De verdachte heeft tegen het hiervoor genoemde vonnis hoger beroep ingesteld.

Onderzoek van de zaak

Dit arrest is gewezen naar aanleiding van het onderzoek op de terechtzitting van het hof van 11 september 2020 en, overeenkomstig het bepaalde bij artikel 422 van het Wetboek van Strafvordering, het onderzoek op de terechtzitting in eerste aanleg.
Het hof heeft kennisgenomen van de vordering van de advocaat-generaal, strekkende tot vrijspraak van verdachte van hetgeen hem primair en subsidiair is tenlastegelegd. Deze vordering is na voorlezing aan het hof overgelegd.
Het hof heeft voorts kennisgenomen van hetgeen door verdachte en zijn raadsvrouw, mr. M.J. Flach, naar voren is gebracht.

Het vonnis waarvan beroep

De rechtbank heeft bij vonnis van 23 juli 2018, waartegen het hoger beroep is gericht, de verdachte ter zake van het primair tenlastegelegde veroordeeld tot een voorwaardelijke gevangenisstraf voor de duur van 6 maanden, met een proeftijd van 2 jaren.
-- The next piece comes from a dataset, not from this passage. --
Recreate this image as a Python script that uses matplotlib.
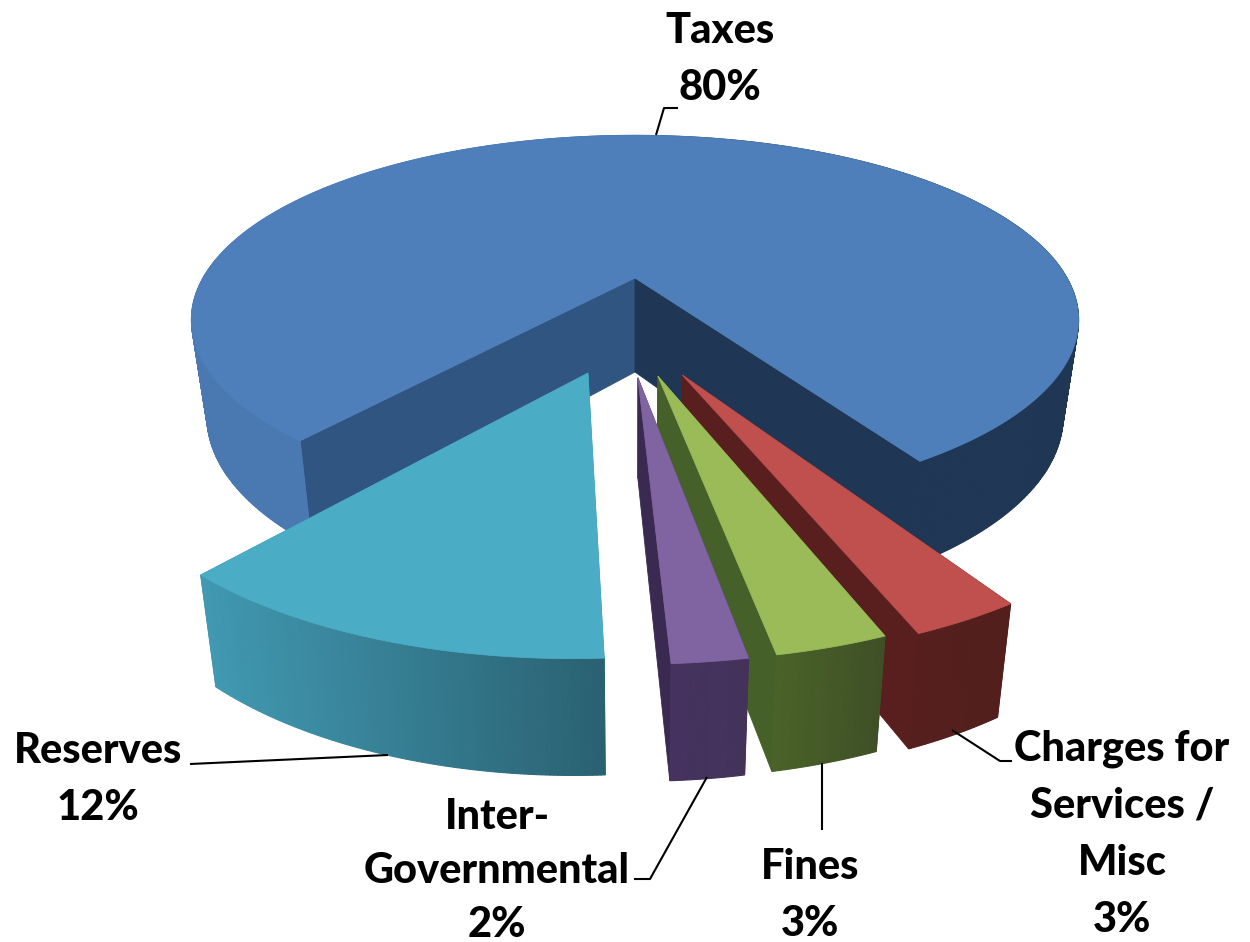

Daarnaast heeft de rechtbank de vordering van de benadeelde partij toegewezen tot een bedrag van € 253,96 vermeerderd met de wettelijke rente en met oplegging van de schadevergoedingsmaatregel. Voor het overige heeft de rechtbank de benadeelde partij niet-ontvankelijk verklaard in haar vordering.
Het hof is van oordeel dat de rechtbank op juiste gronden heeft beslist. Het hof zal het vonnis dan ook met overneming van die gronden bevestigen.

BESLISSING

Het hof:
Bevestigt het vonnis waarvan beroep.
Aldus gewezen door
mr. W. Foppen, voorzitter,
mr. L.J. Hofstra en mr. E.C. Kole, raadsheren,
in tegenwoordigheid van mr. D. Janssen, griffier,
en op 25 september 2020 ter openbare terechtzitting uitgesproken.
mr. E.C. Kole is buiten staat dit arrest mede te ondertekenen.